• Provided data:
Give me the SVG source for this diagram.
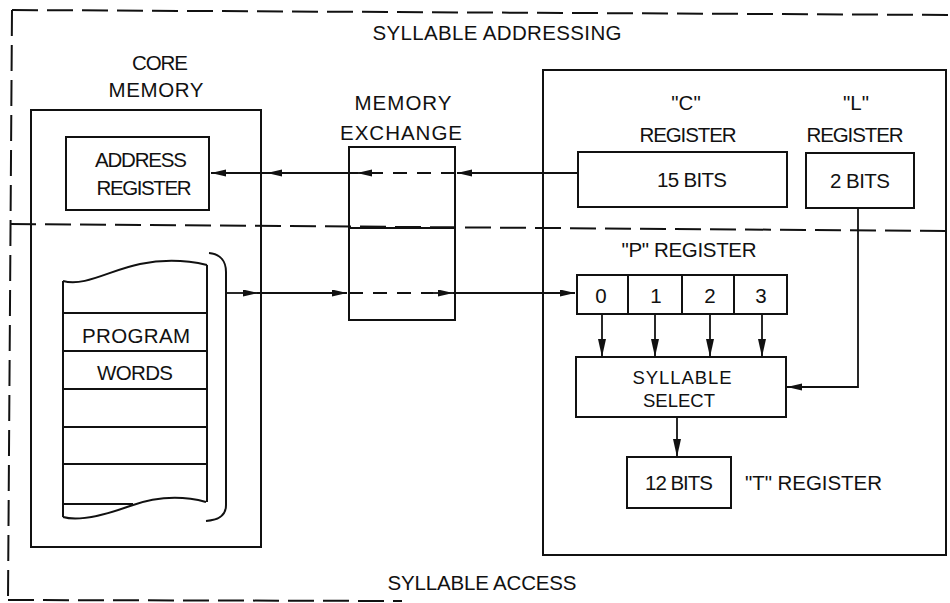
<svg xmlns="http://www.w3.org/2000/svg" width="950" height="603" viewBox="0 0 950 603">
<style>
.t{font-family:"Liberation Sans",Arial,sans-serif;font-size:20.5px;fill:#111;text-anchor:middle}
.sm{font-size:18.5px}
.s{fill:none;stroke:#111;stroke-width:2}
.d{fill:none;stroke:#111;stroke-width:2;stroke-dasharray:26 9}
.dd{fill:none;stroke:#111;stroke-width:2;stroke-dasharray:14 10}
.c{fill:none;stroke:#111;stroke-width:1.8}
</style>
<defs>
<marker id="ah" markerUnits="userSpaceOnUse" markerWidth="16" markerHeight="8" refX="15" refY="3.5" orient="auto">
<path d="M0,0 L15,3.5 L0,7 z" fill="#111"/>
</marker>
<marker id="av" markerUnits="userSpaceOnUse" markerWidth="19" markerHeight="9" refX="18" refY="4" orient="auto">
<path d="M0,0 L18,4 L0,8 z" fill="#111"/>
</marker>
</defs>
<rect width="950" height="603" fill="#fff"/>

<g id="frame">
<path class="d" d="M12,10 L950,15"/>
<path class="d" d="M12,10 L8,600"/>
<path class="d" d="M8,600 L402,601"/>
<path class="d" d="M10,224 L946,231"/>
<text class="t" x="497" y="40" textLength="249" lengthAdjust="spacing">SYLLABLE ADDRESSING</text>
<text class="t" x="482" y="590" textLength="189" lengthAdjust="spacing">SYLLABLE ACCESS</text>
</g>

<g id="core-memory">
<rect class="s" x="31" y="110" width="230" height="437"/>
<text class="t" x="160" y="70" textLength="56" lengthAdjust="spacing">CORE</text>
<text class="t" x="156" y="97" textLength="95" lengthAdjust="spacing">MEMORY</text>
</g>

<g id="address-register">
<rect class="s" x="66" y="137" width="143" height="73"/>
<text class="t" x="141" y="167" textLength="92" lengthAdjust="spacing">ADDRESS</text>
<text class="t" x="144" y="195" textLength="95" lengthAdjust="spacing">REGISTER</text>
</g>

<g id="program-words">
<path class="s" d="M63,281 C85,287 110,270 140,264 C165,259 190,261 207,265"/>
<path class="s" d="M63,281 V517"/>
<path class="s" d="M207,265 V502"/>
<path class="s" d="M63,313 H207 M63,351 H207 M63,389 H207 M63,427 H207 M63,464 H207 M63,504 H133"/>
<path class="s" d="M63,517 C80,522 105,515 130,506 C155,497 180,495 206,502"/>
<path class="s" d="M209,253 C221,254 226,262 226,272 V505 C226,515 220,520 206,521"/>
<text class="t" x="136" y="343" textLength="108" lengthAdjust="spacing">PROGRAM</text>
<text class="t" x="135" y="380" textLength="76" lengthAdjust="spacing">WORDS</text>
</g>

<g id="memory-exchange">
<rect class="s" x="349" y="147" width="106" height="173"/>
<path class="s" d="M349,228 H455"/>
<text class="t" x="403" y="110" textLength="97" lengthAdjust="spacing">MEMORY</text>
<text class="t" x="401" y="140" textLength="122" lengthAdjust="spacing">EXCHANGE</text>
</g>

<g id="processor">
<rect class="s" x="543" y="70" width="403" height="485"/>
</g>

<g id="c-register">
<rect class="s" x="578" y="152" width="209" height="55"/>
<text class="t" x="686" y="110">"C"</text>
<text class="t" x="688" y="142" textLength="97" lengthAdjust="spacing">REGISTER</text>
<text class="t" x="692" y="187" textLength="70" lengthAdjust="spacing">15 BITS</text>
</g>

<g id="l-register">
<rect class="s" x="806" y="153" width="108" height="55"/>
<text class="t" x="856" y="110">"L"</text>
<text class="t" x="855" y="142" textLength="97" lengthAdjust="spacing">REGISTER</text>
<text class="t" x="860" y="188" textLength="60" lengthAdjust="spacing">2 BITS</text>
</g>

<g id="p-register">
<rect class="s" x="577" y="275" width="210" height="39"/>
<path class="s" d="M628,275 V314 M682,275 V314 M734,275 V314"/>
<text class="t" x="689" y="257" textLength="135" lengthAdjust="spacing">"P" REGISTER</text>
<text class="t" x="601" y="303">0</text>
<text class="t" x="656" y="303">1</text>
<text class="t" x="710" y="303">2</text>
<text class="t" x="761" y="303">3</text>
</g>

<g id="syllable-select">
<rect class="s" x="576" y="357" width="210" height="60"/>
<text class="t sm" x="682" y="384" textLength="99" lengthAdjust="spacing">SYLLABLE</text>
<text class="t sm" x="679" y="407" textLength="72" lengthAdjust="spacing">SELECT</text>
</g>

<g id="t-register">
<rect class="s" x="627" y="457" width="104" height="51"/>
<text class="t" x="679" y="490" textLength="68" lengthAdjust="spacing">12 BITS</text>
<text class="t" x="745" y="490" textLength="137" lengthAdjust="spacing" style="text-anchor:start">"T" REGISTER</text>
</g>

<g id="connectors">
<path class="c" d="M578,173 H457" marker-end="url(#ah)"/>
<path class="dd" d="M455,173 H372"/>
<path class="c" d="M373,173 H357" marker-end="url(#ah)"/>
<path class="c" d="M358,173 H267" marker-end="url(#ah)"/>
<path class="c" d="M268,173 H211" marker-end="url(#ah)"/>

<path class="c" d="M226,293 H258" marker-end="url(#ah)"/>
<path class="c" d="M257,293 H347" marker-end="url(#ah)"/>
<path class="dd" d="M349,293 H433"/>
<path class="c" d="M432,293 H453" marker-end="url(#ah)"/>
<path class="c" d="M453,293 H575" marker-end="url(#ah)"/>

<path class="c" d="M602,314 V357" marker-end="url(#av)"/>
<path class="c" d="M655,314 V357" marker-end="url(#av)"/>
<path class="c" d="M710,314 V357" marker-end="url(#av)"/>
<path class="c" d="M762,314 V357" marker-end="url(#av)"/>

<path class="c" d="M858,208 V387 H787" marker-end="url(#ah)"/>
<path class="c" d="M677,417 V457" marker-end="url(#av)"/>
</g>
</svg>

• Task requirements: Copy each line above precisely, dropping the pictures.

• Output of the exercise:
Give me the SVG source for this diagram.
<svg xmlns="http://www.w3.org/2000/svg" width="950" height="603" viewBox="0 0 950 603">
<style>
.t{font-family:"Liberation Sans",Arial,sans-serif;font-size:20.5px;fill:#111;text-anchor:middle}
.sm{font-size:18.5px}
.s{fill:none;stroke:#111;stroke-width:2}
.d{fill:none;stroke:#111;stroke-width:2;stroke-dasharray:26 9}
.dd{fill:none;stroke:#111;stroke-width:2;stroke-dasharray:14 10}
.c{fill:none;stroke:#111;stroke-width:1.8}
</style>
<defs>
<marker id="ah" markerUnits="userSpaceOnUse" markerWidth="16" markerHeight="8" refX="15" refY="3.5" orient="auto">
<path d="M0,0 L15,3.5 L0,7 z" fill="#111"/>
</marker>
<marker id="av" markerUnits="userSpaceOnUse" markerWidth="19" markerHeight="9" refX="18" refY="4" orient="auto">
<path d="M0,0 L18,4 L0,8 z" fill="#111"/>
</marker>
</defs>
<rect width="950" height="603" fill="#fff"/>

<g id="frame">
<path class="d" d="M12,10 L950,15"/>
<path class="d" d="M12,10 L8,600"/>
<path class="d" d="M8,600 L402,601"/>
<path class="d" d="M10,224 L946,231"/>
<text class="t" x="497" y="40" textLength="249" lengthAdjust="spacing">SYLLABLE ADDRESSING</text>
<text class="t" x="482" y="590" textLength="189" lengthAdjust="spacing">SYLLABLE ACCESS</text>
</g>

<g id="core-memory">
<rect class="s" x="31" y="110" width="230" height="437"/>
<text class="t" x="160" y="70" textLength="56" lengthAdjust="spacing">CORE</text>
<text class="t" x="156" y="97" textLength="95" lengthAdjust="spacing">MEMORY</text>
</g>

<g id="address-register">
<rect class="s" x="66" y="137" width="143" height="73"/>
<text class="t" x="141" y="167" textLength="92" lengthAdjust="spacing">ADDRESS</text>
<text class="t" x="144" y="195" textLength="95" lengthAdjust="spacing">REGISTER</text>
</g>

<g id="program-words">
<path class="s" d="M63,281 C85,287 110,270 140,264 C165,259 190,261 207,265"/>
<path class="s" d="M63,281 V517"/>
<path class="s" d="M207,265 V502"/>
<path class="s" d="M63,313 H207 M63,351 H207 M63,389 H207 M63,427 H207 M63,464 H207 M63,504 H133"/>
<path class="s" d="M63,517 C80,522 105,515 130,506 C155,497 180,495 206,502"/>
<path class="s" d="M209,253 C221,254 226,262 226,272 V505 C226,515 220,520 206,521"/>
<text class="t" x="136" y="343" textLength="108" lengthAdjust="spacing">PROGRAM</text>
<text class="t" x="135" y="380" textLength="76" lengthAdjust="spacing">WORDS</text>
</g>

<g id="memory-exchange">
<rect class="s" x="349" y="147" width="106" height="173"/>
<path class="s" d="M349,228 H455"/>
<text class="t" x="403" y="110" textLength="97" lengthAdjust="spacing">MEMORY</text>
<text class="t" x="401" y="140" textLength="122" lengthAdjust="spacing">EXCHANGE</text>
</g>

<g id="processor">
<rect class="s" x="543" y="70" width="403" height="485"/>
</g>

<g id="c-register">
<rect class="s" x="578" y="152" width="209" height="55"/>
<text class="t" x="686" y="110">"C"</text>
<text class="t" x="688" y="142" textLength="97" lengthAdjust="spacing">REGISTER</text>
<text class="t" x="692" y="187" textLength="70" lengthAdjust="spacing">15 BITS</text>
</g>

<g id="l-register">
<rect class="s" x="806" y="153" width="108" height="55"/>
<text class="t" x="856" y="110">"L"</text>
<text class="t" x="855" y="142" textLength="97" lengthAdjust="spacing">REGISTER</text>
<text class="t" x="860" y="188" textLength="60" lengthAdjust="spacing">2 BITS</text>
</g>

<g id="p-register">
<rect class="s" x="577" y="275" width="210" height="39"/>
<path class="s" d="M628,275 V314 M682,275 V314 M734,275 V314"/>
<text class="t" x="689" y="257" textLength="135" lengthAdjust="spacing">"P" REGISTER</text>
<text class="t" x="601" y="303">0</text>
<text class="t" x="656" y="303">1</text>
<text class="t" x="710" y="303">2</text>
<text class="t" x="761" y="303">3</text>
</g>

<g id="syllable-select">
<rect class="s" x="576" y="357" width="210" height="60"/>
<text class="t sm" x="682" y="384" textLength="99" lengthAdjust="spacing">SYLLABLE</text>
<text class="t sm" x="679" y="407" textLength="72" lengthAdjust="spacing">SELECT</text>
</g>

<g id="t-register">
<rect class="s" x="627" y="457" width="104" height="51"/>
<text class="t" x="679" y="490" textLength="68" lengthAdjust="spacing">12 BITS</text>
<text class="t" x="745" y="490" textLength="137" lengthAdjust="spacing" style="text-anchor:start">"T" REGISTER</text>
</g>

<g id="connectors">
<path class="c" d="M578,173 H457" marker-end="url(#ah)"/>
<path class="dd" d="M455,173 H372"/>
<path class="c" d="M373,173 H357" marker-end="url(#ah)"/>
<path class="c" d="M358,173 H267" marker-end="url(#ah)"/>
<path class="c" d="M268,173 H211" marker-end="url(#ah)"/>

<path class="c" d="M226,293 H258" marker-end="url(#ah)"/>
<path class="c" d="M257,293 H347" marker-end="url(#ah)"/>
<path class="dd" d="M349,293 H433"/>
<path class="c" d="M432,293 H453" marker-end="url(#ah)"/>
<path class="c" d="M453,293 H575" marker-end="url(#ah)"/>

<path class="c" d="M602,314 V357" marker-end="url(#av)"/>
<path class="c" d="M655,314 V357" marker-end="url(#av)"/>
<path class="c" d="M710,314 V357" marker-end="url(#av)"/>
<path class="c" d="M762,314 V357" marker-end="url(#av)"/>

<path class="c" d="M858,208 V387 H787" marker-end="url(#ah)"/>
<path class="c" d="M677,417 V457" marker-end="url(#av)"/>
</g>
</svg>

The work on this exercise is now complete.